Fitzgerald's most intriguing departure from the mooncalf tradition involves his revision of Tarkington’s patronizing narrative stance toward young readers. In Seventeen's final pages, Willie is forever separated from his love when Miss Pratt's family relocates. As the boy rebukes a neighbor girl for mocking his anguish, the narrator intrudes to report that, a decade later, she and Willie will marry, and their matrimonial bliss will prove to the mooncalf what he can't now bear to believe—that at seventeen he is too immature to recognize true love. Such interjections convey the benevolent condescension with which Tarkington dismisses adolescent emotions. Significantly, when Fitzgerald indulges in editorial asides, he directs his comments to adults unsympathetic to the teenage point of view. In “First Blood,” the introductory Josephine story, he describes his heroine's urge to kiss a suitor she barely knows: “Josephine was never either ashamed or plaintive… She did not plan;… she merely let herself go, and the overwhelming life in her did the rest.” Rather than condemn her abandon, Fitzgerald criticizes those who would judge her: “It is only when youth is gone and experience has given us a sort of cheap courage that most of us realize how simple such things are” (B&J, 235). Instead of encouraging adolescents to think like adults, Fitzgerald insists that older readers recognize that youth are instinctual, impulsive creatures for whom restraint seems an unfair impediment to mapping their own moral boundaries. By addressing a different implied audience than Tarkington, Fitzgerald made it clear that his sympathy lay with youth who, he implies, need latitude, not lecturing from elders.

In soliciting this adult understanding, Fitzgerald was not simply creating a more nuanced portrait of teen psychology than Seventeen allowed. He was also reversing the values traditionally attached to youth and maturity by idealizing the former as a standard that adults invariably fail. Youth for Fitzgerald marked the apogee of one’s romantic promise; once that peak was reached, aging exiled one into the cold, mundane world. In portraying age this way, Fitzgerald drew from a common pool of imagery that equated growing up with the Biblical story of the fortunate fall. Hall’s Adolescence also alluded to the fall to describe adulthood: “Perhaps the myth of Adam of Eden describes this epoch. The consciousness of childhood is molted, and a new… consciousness needs to be developed” (ii, 72).

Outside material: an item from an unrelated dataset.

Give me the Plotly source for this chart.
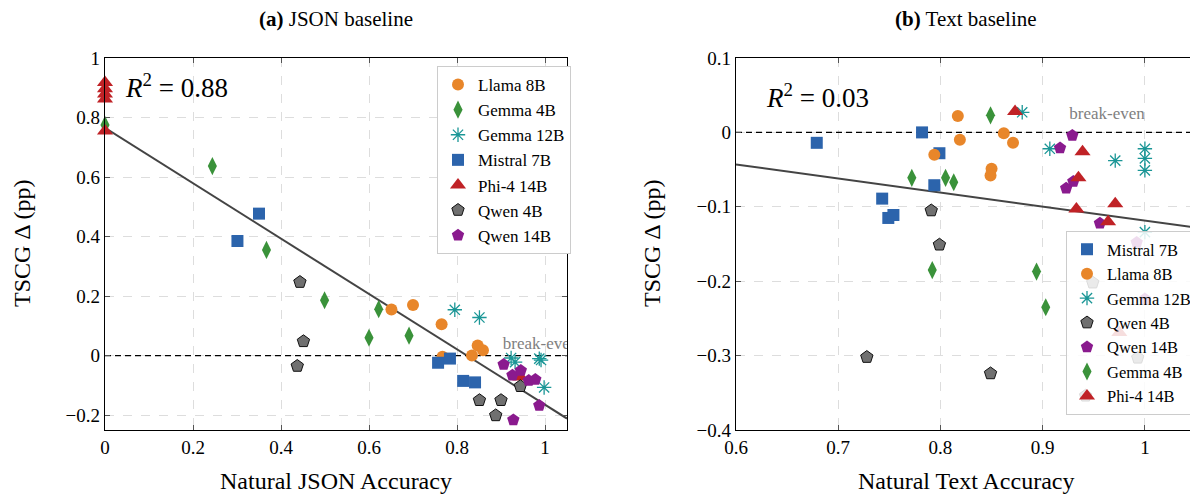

For Fitzgerald, postlapsarian imagery accentuated the plot of the “initiation” or “coming-of-age” story to which he repeatedly returned. In tale after tale, a young man dispossessed of his dreams through a sudden twist of fate gains archetypal insight into the vanity of human desire. For several of his protagonists, including Amory, George O’Kelly in “The Sensible Thing” (1924), and Andy in “The Last of the Belles” (1929), a failed first love brings about this unwanted initiation. Others, whether Dick Diver, Anthony Patch, or Charlie Wales in “Babylon Revisited” (1931), fall prey to dissipation and find themselves nostalgic for the carefree fun they once took for granted. Whatever the catalyst, the effect of these experiences is always the same: Fitzgerald’s heroes feel suddenly, irrevocably old. The conclusion of “Winter Dreams” (1922) dramatizes this realization through explicit felix culpa imagery as Dexter Green is shocked to learn that his former love’s beauty has faded: “The dream was gone. Something had been taken from him… The gates were closed, the sun was gone down, and there was no beauty but the gray beauty of steel that withstands all time. Even the grief he could have borne was left behind in the country of illusion, of youth, of the richness of life, where his winter dreams had flourished” (Stories, 145). Few passages better convey the revelatory power of this analogy between the fall and aging. For Fitzgerald, there was simply no climax to a story more cathartic than a sudden yearning for the lost paradise of youth.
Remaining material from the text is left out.